- Tahmuresat Location within Iran
- Coordinates: 32°24′19″N 52°26′59″E﻿ / ﻿32.40528°N 52.44972°E
- Country: Iran
- Province: Isfahan
- County: Varzaneh
- District: Rudasht
- Rural District: Kafrud

Population (2016)
- • Total: 296
- Time zone: UTC+3:30 (IRST)

= Tahmuresat =

Village in Isfahan province, Iran

Tahmuresat (طهمورثات) (Note: Also romanized as Ţahmūresāt and Ţahmūrsāt; also known as Tahmūsārd) is a village in Kafrud Rural District of Rudasht District in Varzaneh County, Isfahan province, Iran.

==Demographics==
===Population===
At the time of the 2006 National Census, the village's population was 312 in 90 households, when it was in Rudasht-e Sharqi Rural District of Bon Rud District (Note: Renamed the Central District of Varzaneh County) in Isfahan County. The following census in 2011 counted 315 people in 94 households.

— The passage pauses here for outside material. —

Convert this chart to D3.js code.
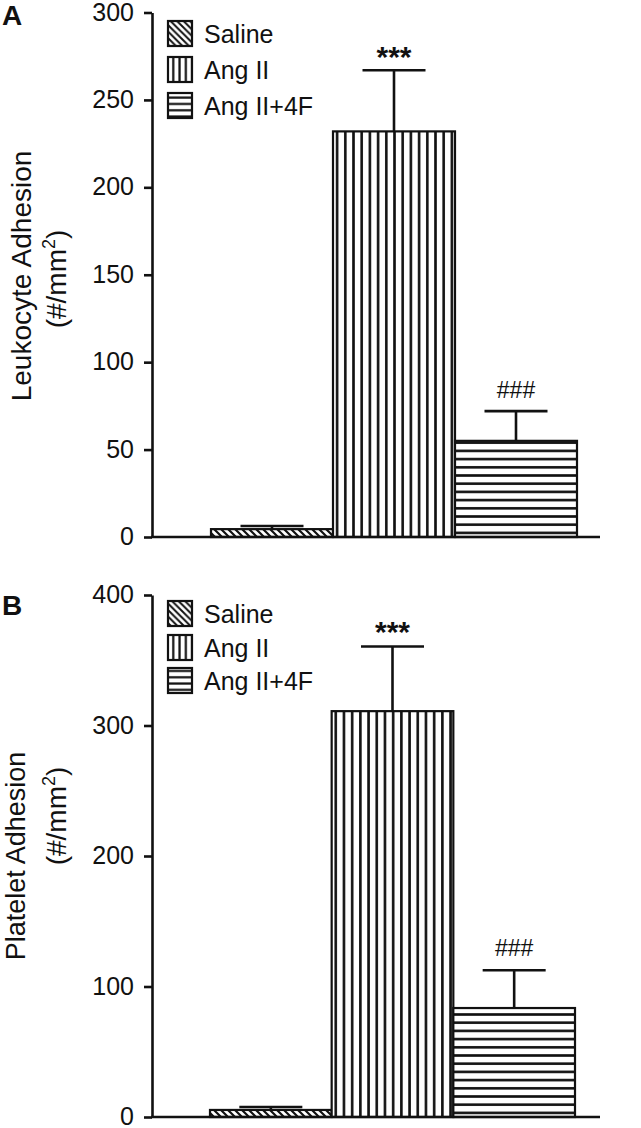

The 2016 census measured the population of the village as 296 people in 99 households.

In 2021, the district was separated from the county in the establishment of Varzaneh County and renamed the Central District. The rural district was transferred to the new Rudasht District, and Tahmuresat was transferred to Kafrud Rural District created in the same district.